FIG. 1 illustrates the data flow in conventional DSL communications, for a given direction (e.g., downstream, from a central office “CO” to customer premises equipment “CPE”). Typically, each DSL transceiver (i.e., both at the CO and also in the CPE) includes both a transmitter and a receiver, so that data is also communicated in the opposite direction over transmission channel LP according to a similar DMT process. As shown in FIG. 1, the input bitstream that is to be transmitted, typically a serial stream of binary digits in the format as produced by the data source, is applied to constellation encoder 11 in a transmitting modem 10. Constellation encoder 11 fundamentally groups the bits in the input bitstream into multiple-bit symbols that are used to modulate the DMT subchannels, with the number of bits in each symbol determined according to the bit loading assigned to its corresponding subchannel, based on the characteristics of the transmission channel as mentioned above. Encoder 11 may also include other encoding functions, such as Reed-Solomon or other forward error correction coding, trellis coding, turbo or LDPC coding, and the like. The symbols generated by constellation encoder 11 correspond to points in the appropriate modulation constellation (e.g., QAM), with each symbol associated with one of the DMT subchannels. Following constellation encoder 11, shaping function 12 provides spectrum shaping (for example according to a specified power spectral density, or PSD) and derives a clip prevention signal included in the encoded signals to be modulated, to reduce the peak-to-average ratio (PAR) as transmitted as described in copending application Ser. No. 10/034,951, filed Dec. 27, 2001, published on Nov. 28, 2002 as U.S. Patent Application Publication No. 2002/0176509, incorporated herein by this reference.
The encoded symbols are applied to inverse Discrete Fourier Transform (IDFT) function 13, which associates each symbol with one subchannel in the transmission frequency band, and generates a corresponding number of time domain symbol samples according to the Fourier transform. As known in the art, cyclic insertion function 14 appends a cyclic prefix or suffix (generically, affix), to the modulated time-domain samples from IDFT function 13, and presents the extended block of serial samples to parallel-to-serial converter 15. In ADSL2+ and VDSL, cyclic prefix and suffix insertion, and transmitter windowing, are combined into a single cyclic insertion function 14, which preferably operates on the modulated data in parallel form as shown; in ADSL, cyclic insertion function 14 preferably follows serial-to-parallel conversion, and simply prepends a selected number of sample values from the end of the block to the beginning of the block.
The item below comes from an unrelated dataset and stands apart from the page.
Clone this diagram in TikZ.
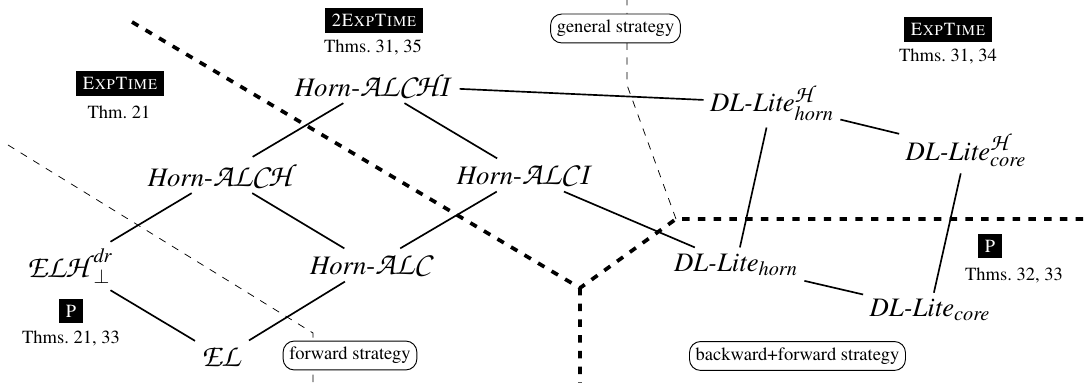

Following conversion of the time-domain signal into a serial sequence by converter 15, and such upsampling (not shown) as appropriate, digital filter function 16 then processes the digital datastream in the conventional manner to remove image components and voice band or ISDN interference. The filtered digital datastream signal is then converted into the analog domain by digital-to-analog converter 17. After conventional analog filtering and amplification (not shown), the resulting DMT signal is transmitted over a channel LP, over some length of conventional twisted-pair wires, to a receiving DSL modem 20, which, in general, reverses the processes performed by the transmitting modem to recover the input bitstream as the transmitted communication.
At receiving DSL modem 20, analog-to-digital conversion 22 then converts the filtered analog signal, after filtering by conventional analog filters and amplification (not shown), into the digital domain, following which conventional digital filtering function 23 is applied to augment the function of pre-conversion receiver analog filters (not shown). A time domain equalizer (TEQ) (not shown) may apply a finite impulse response (FIR) digital filter that effectively shortens the length of the impulse response of the overall channel that includes the transmission channel LP, the analog filters and amplifiers on the transmit and receive sides, and the digital filters on the transmit and receive sides. Serial-to-parallel converter 24 converts the datastream into a number of samples for application to Discrete Fourier Transform (DFT) function 27, after removal of the cyclic extension from each received block in function 25. At DFT function 27, the modulating symbols at each of the subchannel frequencies are recovered by reversing the IDFT performed by function 12 in transmission. The output of DFT function 27 is a frequency domain representation of the transmitted symbols multiplied by the frequency-domain response of the effective transmission channel and the transmit and receive filters, both analog and digital. Frequency-domain equalization (FEQ) function 28 divides out the frequency-domain response of the effective channel, recovering the modulating symbols. Constellation decoder function 29 then resequences the symbols into a serial bitstream, decoding any encoding that was applied in the transmission of the signal and producing an output bitstream that corresponds to the input bitstream upon which the transmission was based. This output bitstream is then forwarded to the client workstation, or to the central office network, as appropriate for the location.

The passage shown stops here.